Firing Line is what I call my “Critical Pace Horse” in this race, meaning that with the lowest adjusted projected second call time, he will likely be the one to pressure the early speed horses and cause them to expended extra energy early.  Any pressure that causes Dortmund to run a half-mile time in less than 48.1 seconds and a six-furlong time in less than 72.2 seconds will impact his chances to win.

The two early speed horses in this race show no advantage.

Mr. Z is a fifth of a second slower than Firing Line and, since he is a One-Dimensional Frontrunner, he has no shot at winning given the expected pace.  The strong early speed horse, Dortmund, is over a full second off of the lowest adjusted first and second call times, forcing him to move faster than he has ever had to before.  It is interesting to note that this is where having solid track-to-track comparison data comes in handy.  Dortmund ran his previous three races at Santa Anita and showed six furlong times of 70.2 seconds, 71.1 seconds and 70.4 seconds. Yet, the difference in par times between Santa Anita Park and Churchill Downs is nearly two full seconds (the former being faster).

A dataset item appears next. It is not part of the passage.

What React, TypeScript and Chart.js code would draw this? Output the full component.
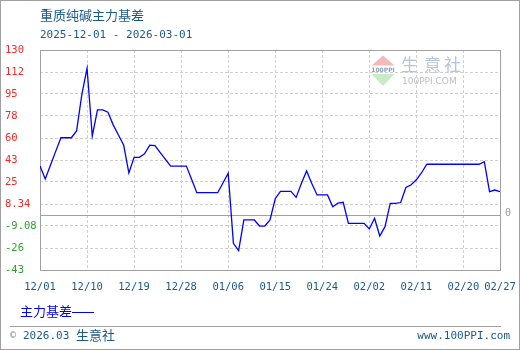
import React, { useEffect, useRef } from 'react';
import { Chart, registerables } from 'chart.js';

Chart.register(...registerables);

const TITLE = '重质纯碱主力基差';
const DATE_RANGE = '2025-12-01 - 2026-03-01';
const SERIES_NAME = '主力基差';
const FOOTER_YEAR = '2026.03';
const FOOTER_BRAND = '生意社';
const FOOTER_SITE = 'www.100PPI.com';
const WM_BRAND = '生意社';
const WM_SITE = '100PPI.COM';
const ZERO_LABEL = '0';

// day index (0 = 2025-12-01) of each x tick, and its label
const xTickDays = [0, 9, 18, 27, 36, 45, 54, 63, 72, 81, 88];
const xTickLabels = ['12/01', '12/10', '12/19', '12/28', '01/06', '01/15', '01/24', '02/02', '02/11', '02/20', '02/27'];

// y ticks as shown by the original chart
const yTickValues = [130.28, 112.86, 95.44, 78.02, 60.6, 43.18, 25.76, 8.34, -9.08, -26.5, -43.92];
const yTickLabels = ['130', '112', '95', '78', '60', '43', '25', '8.34', '-9.08', '-26', '-43'];
const yMin = -43.92;
const yMax = 130.28;

// daily basis values, 2025-12-01 .. 2026-02-27
const basisValues = [
  38.4, 28.1, 39, 50, 60.8, 60.8, 60.8, 66.2, 95, 115.8,
  62.2, 82.8, 82.8, 81, 71, 63, 55, 32.9, 45.3, 45.3,
  48, 55, 54.5, 49, 43.7, 38.4, 38.4, 38.4, 38.4, 28,
  17.3, 17.3, 17.3, 17.3, 17.3, 25, 32.7, -22.8, -28.6, -4.3,
  -4.3, -4.3, -9.1, -9.1, -4.3, 12.5, 18.4, 18.4, 18.4, 13.6,
  24.5, 34.5, 24.5, 15.5, 15.5, 15.5, 6.2, 9, 9.7, -7,
  -7, -7, -7, -11.4, -3, -17, -9.6, 8.9, 8.9, 9.5,
  21.4, 23.6, 27.5, 33.1, 39.8, 39.8, 39.8, 39.8, 39.8, 39.8,
  39.8, 39.8, 39.8, 39.8, 39.8, 41.8, 18.1, 19.4, 18.1,
];

const TEAL = '#1a5a88';
const RED = '#f22a2a';
const GREEN = '#2fa02f';
const FRAME = '#a0a0a0';
const GRID = '#cfcfcf';
const MONO = '"DejaVu Sans Mono", "Liberation Mono", monospace';
const CJK = '"Noto Sans CJK SC", "Noto Sans", sans-serif';

const decor = {
  id: 'decor',
  beforeDraw(chart: any) {
    const { ctx, width, height } = chart;
    ctx.save();
    ctx.fillStyle = '#ffffff';
    ctx.fillRect(0, 0, width, height);

    // watermark logo
    ctx.fillStyle = '#f6b9b9';
    ctx.beginPath();
    ctx.moveTo(383, 55.5);
    ctx.lineTo(394.5, 65.5);
    ctx.lineTo(371.5, 65.5);
    ctx.closePath();
    ctx.fill();
    ctx.fillStyle = '#c6ebc6';
    ctx.beginPath();
    ctx.moveTo(371.5, 74);
    ctx.lineTo(394.5, 74);
    ctx.lineTo(383, 86);
    ctx.closePath();
    ctx.fill();
    ctx.fillStyle = '#8c9cc0';
    ctx.font = 'bold 6px "DejaVu Sans", sans-serif';
    ctx.textAlign = 'center';
    ctx.textBaseline = 'middle';
    ctx.fillText('100PPI', 383, 70);

    ctx.fillStyle = '#b7c3d8';
    ctx.font = `17px ${CJK}`;
    ctx.textAlign = 'left';
    const starts = [401, 424, 444];
    for (let i = 0; i < WM_BRAND.length; i++) ctx.fillText(WM_BRAND[i], starts[i], 64.5);
    ctx.fillStyle = '#bdbdbd';
    ctx.font = '9px "DejaVu Sans", sans-serif';
    ctx.fillText(WM_SITE, 402, 81.5);
    ctx.restore();
  },
  beforeDatasetsDraw(chart: any) {
    const { ctx, chartArea: a, scales } = chart;
    ctx.save();
    ctx.strokeStyle = FRAME;
    ctx.lineWidth = 1;
    const L = Math.round(a.left) + 0.5;
    const R = Math.round(a.right) + 0.5;
    const T = Math.round(a.top) + 0.5;
    const B = Math.round(a.bottom) + 0.5;
    ctx.strokeRect(L, T, R - L, B - T);
    const z = Math.round(scales.y.getPixelForValue(0)) + 0.5;
    ctx.beginPath();
    ctx.moveTo(L, z);
    ctx.lineTo(R, z);
    ctx.stroke();
    ctx.restore();
  },
  afterDraw(chart: any) {
    const { ctx, width, height, scales } = chart;
    ctx.save();
    // outer frame
    ctx.strokeStyle = FRAME;
    ctx.lineWidth = 1;
    ctx.strokeRect(0.5, 0.5, width - 1, height - 1);
    // footer separator
    ctx.beginPath();
    ctx.moveTo(10, 326.5);
    ctx.lineTo(501, 326.5);
    ctx.stroke();

    ctx.textBaseline = 'middle';
    ctx.textAlign = 'left';
    // title + date range
    ctx.fillStyle = TEAL;
    ctx.font = `13px ${CJK}`;
    ctx.fillText(TITLE, 40, 15);
    ctx.font = `11px ${MONO}`;
    ctx.fillText(DATE_RANGE, 40, 35);

    // zero label at right
    ctx.fillStyle = '#999999';
    ctx.font = `10px ${MONO}`;
    ctx.fillText(ZERO_LABEL, 505, scales.y.getPixelForValue(0) - 1);

    // legend
    ctx.fillStyle = '#0000ff';
    ctx.font = `13px ${CJK}`;
    ctx.fillText(SERIES_NAME, 20, 311);
    const lw = ctx.measureText(SERIES_NAME).width;
    ctx.strokeStyle = '#0000ff';
    ctx.beginPath();
    ctx.moveTo(20 + lw, 312.5);
    ctx.lineTo(94, 312.5);
    ctx.stroke();

    // footer
    ctx.fillStyle = '#7a8fa8';
    ctx.font = `10px ${MONO}`;
    ctx.fillText('©', 10, 335);
    ctx.fillStyle = TEAL;
    ctx.font = `11px ${MONO}`;
    ctx.fillText(FOOTER_YEAR, 23, 336);
    ctx.font = `13px ${CJK}`;
    ctx.fillText(FOOTER_BRAND, 76, 335);
    ctx.font = `11px ${MONO}`;
    ctx.textAlign = 'right';
    ctx.fillText(FOOTER_SITE, 510, 336);
    ctx.restore();
  },
};

export default function App() {
  const ref = useRef<HTMLCanvasElement>(null);
  useEffect(() => {
    document.body.style.margin = '0';
    const chart = new Chart(ref.current as HTMLCanvasElement, {
      type: 'line',
      data: {
        datasets: [
          {
            label: SERIES_NAME,
            data: basisValues.map((v, i) => ({ x: i, y: v })),
            borderColor: '#0000ff',
            borderWidth: 1.3,
            pointRadius: 0,
            tension: 0,
            fill: false,
          },
        ],
      },
      options: {
        responsive: false,
        animation: false,
        events: [],
        layout: { padding: { left: 5, top: 50, right: 20, bottom: 50 } },
        plugins: { legend: { display: false }, tooltip: { enabled: false } },
        scales: {
          x: {
            type: 'linear',
            min: 0,
            max: 88,
            afterBuildTicks: (s: any) => {
              s.ticks = xTickDays.map((v) => ({ value: v }));
            },
            afterFit: (s: any) => {
              s.height = 30;
              s.paddingLeft = 0;
              s.paddingRight = 0;
            },
            ticks: {
              autoSkip: false,
              maxRotation: 0,
              padding: 11,
              color: TEAL,
              font: { family: MONO, size: 10.5 },
              callback: (v: any) => {
                const i = xTickDays.indexOf(Number(v));
                return i >= 0 ? xTickLabels[i] : '';
              },
            },
            grid: { color: GRID, drawTicks: false, lineWidth: 1 },
            border: { display: false, dash: [3, 2] },
          },
          y: {
            type: 'linear',
            min: yMin,
            max: yMax,
            afterBuildTicks: (s: any) => {
              s.ticks = yTickValues.map((v) => ({ value: v }));
            },
            afterFit: (s: any) => {
              s.width = 35;
              s.paddingTop = 0;
              s.paddingBottom = 0;
            },
            ticks: {
              crossAlign: 'far',
              padding: 4,
              color: (c: any) => (c.tick && c.tick.value < 0 ? GREEN : RED),
              font: { family: MONO, size: 10.5 },
              callback: (v: any) => {
                const i = yTickValues.indexOf(Number(v));
                return i >= 0 ? yTickLabels[i] : '';
              },
            },
            grid: { color: GRID, drawTicks: false, lineWidth: 1 },
            border: { display: false, dash: [3, 2] },
          },
        },
      },
      plugins: [decor],
    } as any);
    return () => chart.destroy();
  }, []);
  return <canvas ref={ref} width={520} height={350} style={{ display: 'block', width: 520, height: 350 }} />;
}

Having identified the early speed (“E” horses) as either weak or having no pace advantage, the horses noted as Strong E/P (strong early speed types and/or horses that will rate off the pace), Strong P horses (horses that pressure/press the pace) and Strong Stalkers (sustained pace/closers) are under consideration.

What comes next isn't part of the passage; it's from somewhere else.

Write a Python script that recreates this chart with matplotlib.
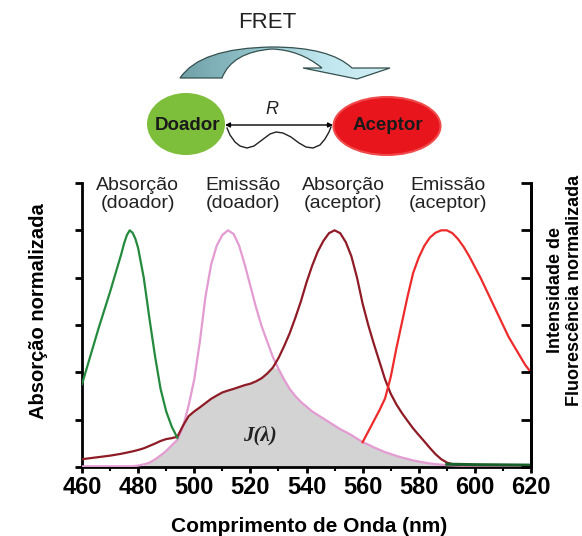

This leaves Carpe Diem, Materiality, Danzig Moon, Firing Line, Frosted, American Pharoah and Upstart.  Of these remaining seven, both Upstart and Materiality score very low on my adjusted speed scale and can be tossed.  Given the strength of the Strong E/P runners, Danzig Moon would have too much ground left to make up against horses that still have some run in them, so he too is also eliminated.  This left the contenders as Carpe Diem, Firing Line, Frosted and American Pharoah.

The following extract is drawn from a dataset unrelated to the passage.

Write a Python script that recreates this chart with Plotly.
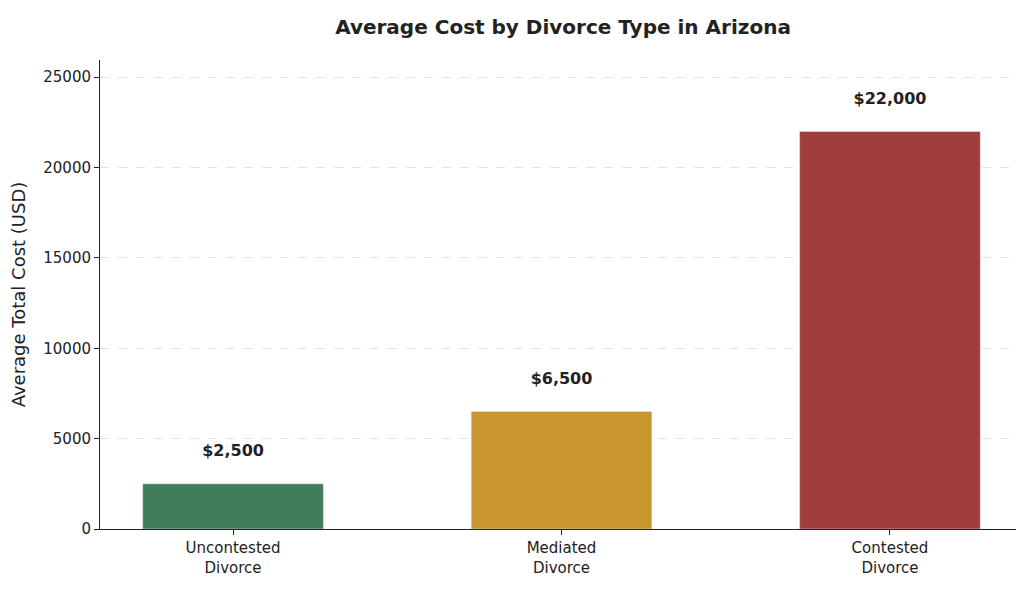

2015 Kentucky Derby Results

The race set up pretty much as predicted.  Dortmund got out to the early lead followed by Firing Line and American Pharoah. He hit the half-mile in :47.1 and ran three quarters of a mile in 1:11.1 — both times much faster than his comfortable pace.  This set him up to run out of gas late, as American Pharoah prevailed over Firing Line.

Finding a strong early speed horse doesn’t always correlate to finding a winner.  Understanding how to beat strong early speed horses can lead to profitable plays, especially in a race as big as the Kentucky Derby.

Ray Wallin
Ray Wallin is a licensed civil engineer and part-time handicapper who has had a presence on the Web since 2000 for various sports and horse racing websites and through his personal blog. Introduced to the sport over the course of a misspent teenage summer at Monmouth Park by his Uncle Dutch, a professional gambler, he quickly fell in love with racing and has been handicapping for over 25 years.

Ray’s background in engineering, along with his meticulous nature and fascination with numbers, parlay into his ability to analyze data; keep records; notice emerging trends; and find new handicapping angles and figures. While specializing in thoroughbred racing, Ray also handicaps harness racing, Quarter Horse racing, baseball, football, hockey, and has been rumored to have calculated the speed and pace ratings on two squirrels running through his backyard.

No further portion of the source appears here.